▶ Record list:
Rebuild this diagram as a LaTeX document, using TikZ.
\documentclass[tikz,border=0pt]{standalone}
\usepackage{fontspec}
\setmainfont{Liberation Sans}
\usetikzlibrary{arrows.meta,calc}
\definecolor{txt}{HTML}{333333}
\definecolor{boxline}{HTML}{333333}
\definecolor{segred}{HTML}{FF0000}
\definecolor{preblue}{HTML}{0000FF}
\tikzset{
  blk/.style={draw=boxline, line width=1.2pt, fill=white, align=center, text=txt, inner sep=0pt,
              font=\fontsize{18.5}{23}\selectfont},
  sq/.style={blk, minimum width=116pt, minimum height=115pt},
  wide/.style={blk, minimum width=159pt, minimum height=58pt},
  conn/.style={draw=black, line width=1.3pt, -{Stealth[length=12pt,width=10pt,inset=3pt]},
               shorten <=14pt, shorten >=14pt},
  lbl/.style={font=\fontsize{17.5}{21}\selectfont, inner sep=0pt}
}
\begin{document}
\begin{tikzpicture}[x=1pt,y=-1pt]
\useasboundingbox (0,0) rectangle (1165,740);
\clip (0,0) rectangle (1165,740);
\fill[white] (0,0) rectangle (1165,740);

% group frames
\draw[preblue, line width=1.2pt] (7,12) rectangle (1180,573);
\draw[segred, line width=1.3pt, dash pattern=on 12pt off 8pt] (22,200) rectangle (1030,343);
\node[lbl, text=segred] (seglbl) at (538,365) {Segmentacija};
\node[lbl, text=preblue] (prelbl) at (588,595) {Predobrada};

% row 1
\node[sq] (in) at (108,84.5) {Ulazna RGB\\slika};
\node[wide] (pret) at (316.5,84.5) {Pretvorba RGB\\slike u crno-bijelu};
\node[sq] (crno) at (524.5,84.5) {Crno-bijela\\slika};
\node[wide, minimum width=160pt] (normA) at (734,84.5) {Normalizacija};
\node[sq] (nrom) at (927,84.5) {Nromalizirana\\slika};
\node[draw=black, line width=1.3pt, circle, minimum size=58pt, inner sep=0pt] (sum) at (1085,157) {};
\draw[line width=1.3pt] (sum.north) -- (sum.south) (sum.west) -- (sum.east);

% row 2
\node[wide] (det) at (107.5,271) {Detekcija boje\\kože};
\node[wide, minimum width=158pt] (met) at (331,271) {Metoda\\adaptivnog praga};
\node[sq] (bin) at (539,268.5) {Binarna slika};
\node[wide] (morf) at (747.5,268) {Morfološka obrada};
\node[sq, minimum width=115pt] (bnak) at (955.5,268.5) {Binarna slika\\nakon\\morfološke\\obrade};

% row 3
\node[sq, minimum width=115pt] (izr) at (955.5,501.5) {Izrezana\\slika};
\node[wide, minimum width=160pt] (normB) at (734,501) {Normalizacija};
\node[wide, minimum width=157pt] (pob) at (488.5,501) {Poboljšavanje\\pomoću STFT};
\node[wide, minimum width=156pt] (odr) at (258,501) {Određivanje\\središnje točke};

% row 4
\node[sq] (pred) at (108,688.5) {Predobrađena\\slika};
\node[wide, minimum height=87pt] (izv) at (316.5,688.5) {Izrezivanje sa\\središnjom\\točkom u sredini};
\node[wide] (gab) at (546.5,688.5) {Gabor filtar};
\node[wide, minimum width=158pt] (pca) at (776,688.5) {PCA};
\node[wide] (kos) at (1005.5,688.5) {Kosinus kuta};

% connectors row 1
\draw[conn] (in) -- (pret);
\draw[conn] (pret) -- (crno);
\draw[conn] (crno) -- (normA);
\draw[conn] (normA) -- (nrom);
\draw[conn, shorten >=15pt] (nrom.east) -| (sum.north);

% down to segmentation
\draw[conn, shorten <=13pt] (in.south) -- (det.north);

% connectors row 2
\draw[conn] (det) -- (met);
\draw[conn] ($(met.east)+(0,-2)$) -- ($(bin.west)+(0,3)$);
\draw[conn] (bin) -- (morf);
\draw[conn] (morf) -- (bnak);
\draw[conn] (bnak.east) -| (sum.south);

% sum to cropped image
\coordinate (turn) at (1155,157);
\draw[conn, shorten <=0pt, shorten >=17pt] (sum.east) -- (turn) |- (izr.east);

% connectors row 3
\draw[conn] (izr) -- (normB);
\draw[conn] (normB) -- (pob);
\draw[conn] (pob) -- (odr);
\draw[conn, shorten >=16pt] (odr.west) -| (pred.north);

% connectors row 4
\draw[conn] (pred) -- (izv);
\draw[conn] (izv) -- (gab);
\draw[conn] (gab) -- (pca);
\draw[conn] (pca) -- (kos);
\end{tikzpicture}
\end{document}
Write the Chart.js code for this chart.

▶ Written instruction:
Restate each record word for word.

▶ Reply:
Rebuild this diagram as a LaTeX document, using TikZ.
\documentclass[tikz,border=0pt]{standalone}
\usepackage{fontspec}
\setmainfont{Liberation Sans}
\usetikzlibrary{arrows.meta,calc}
\definecolor{txt}{HTML}{333333}
\definecolor{boxline}{HTML}{333333}
\definecolor{segred}{HTML}{FF0000}
\definecolor{preblue}{HTML}{0000FF}
\tikzset{
  blk/.style={draw=boxline, line width=1.2pt, fill=white, align=center, text=txt, inner sep=0pt,
              font=\fontsize{18.5}{23}\selectfont},
  sq/.style={blk, minimum width=116pt, minimum height=115pt},
  wide/.style={blk, minimum width=159pt, minimum height=58pt},
  conn/.style={draw=black, line width=1.3pt, -{Stealth[length=12pt,width=10pt,inset=3pt]},
               shorten <=14pt, shorten >=14pt},
  lbl/.style={font=\fontsize{17.5}{21}\selectfont, inner sep=0pt}
}
\begin{document}
\begin{tikzpicture}[x=1pt,y=-1pt]
\useasboundingbox (0,0) rectangle (1165,740);
\clip (0,0) rectangle (1165,740);
\fill[white] (0,0) rectangle (1165,740);

% group frames
\draw[preblue, line width=1.2pt] (7,12) rectangle (1180,573);
\draw[segred, line width=1.3pt, dash pattern=on 12pt off 8pt] (22,200) rectangle (1030,343);
\node[lbl, text=segred] (seglbl) at (538,365) {Segmentacija};
\node[lbl, text=preblue] (prelbl) at (588,595) {Predobrada};

% row 1
\node[sq] (in) at (108,84.5) {Ulazna RGB\\slika};
\node[wide] (pret) at (316.5,84.5) {Pretvorba RGB\\slike u crno-bijelu};
\node[sq] (crno) at (524.5,84.5) {Crno-bijela\\slika};
\node[wide, minimum width=160pt] (normA) at (734,84.5) {Normalizacija};
\node[sq] (nrom) at (927,84.5) {Nromalizirana\\slika};
\node[draw=black, line width=1.3pt, circle, minimum size=58pt, inner sep=0pt] (sum) at (1085,157) {};
\draw[line width=1.3pt] (sum.north) -- (sum.south) (sum.west) -- (sum.east);

% row 2
\node[wide] (det) at (107.5,271) {Detekcija boje\\kože};
\node[wide, minimum width=158pt] (met) at (331,271) {Metoda\\adaptivnog praga};
\node[sq] (bin) at (539,268.5) {Binarna slika};
\node[wide] (morf) at (747.5,268) {Morfološka obrada};
\node[sq, minimum width=115pt] (bnak) at (955.5,268.5) {Binarna slika\\nakon\\morfološke\\obrade};

% row 3
\node[sq, minimum width=115pt] (izr) at (955.5,501.5) {Izrezana\\slika};
\node[wide, minimum width=160pt] (normB) at (734,501) {Normalizacija};
\node[wide, minimum width=157pt] (pob) at (488.5,501) {Poboljšavanje\\pomoću STFT};
\node[wide, minimum width=156pt] (odr) at (258,501) {Određivanje\\središnje točke};

% row 4
\node[sq] (pred) at (108,688.5) {Predobrađena\\slika};
\node[wide, minimum height=87pt] (izv) at (316.5,688.5) {Izrezivanje sa\\središnjom\\točkom u sredini};
\node[wide] (gab) at (546.5,688.5) {Gabor filtar};
\node[wide, minimum width=158pt] (pca) at (776,688.5) {PCA};
\node[wide] (kos) at (1005.5,688.5) {Kosinus kuta};

% connectors row 1
\draw[conn] (in) -- (pret);
\draw[conn] (pret) -- (crno);
\draw[conn] (crno) -- (normA);
\draw[conn] (normA) -- (nrom);
\draw[conn, shorten >=15pt] (nrom.east) -| (sum.north);

% down to segmentation
\draw[conn, shorten <=13pt] (in.south) -- (det.north);

% connectors row 2
\draw[conn] (det) -- (met);
\draw[conn] ($(met.east)+(0,-2)$) -- ($(bin.west)+(0,3)$);
\draw[conn] (bin) -- (morf);
\draw[conn] (morf) -- (bnak);
\draw[conn] (bnak.east) -| (sum.south);

% sum to cropped image
\coordinate (turn) at (1155,157);
\draw[conn, shorten <=0pt, shorten >=17pt] (sum.east) -- (turn) |- (izr.east);

% connectors row 3
\draw[conn] (izr) -- (normB);
\draw[conn] (normB) -- (pob);
\draw[conn] (pob) -- (odr);
\draw[conn, shorten >=16pt] (odr.west) -| (pred.north);

% connectors row 4
\draw[conn] (pred) -- (izv);
\draw[conn] (izv) -- (gab);
\draw[conn] (gab) -- (pca);
\draw[conn] (pca) -- (kos);
\end{tikzpicture}
\end{document}
Write the Chart.js code for this chart.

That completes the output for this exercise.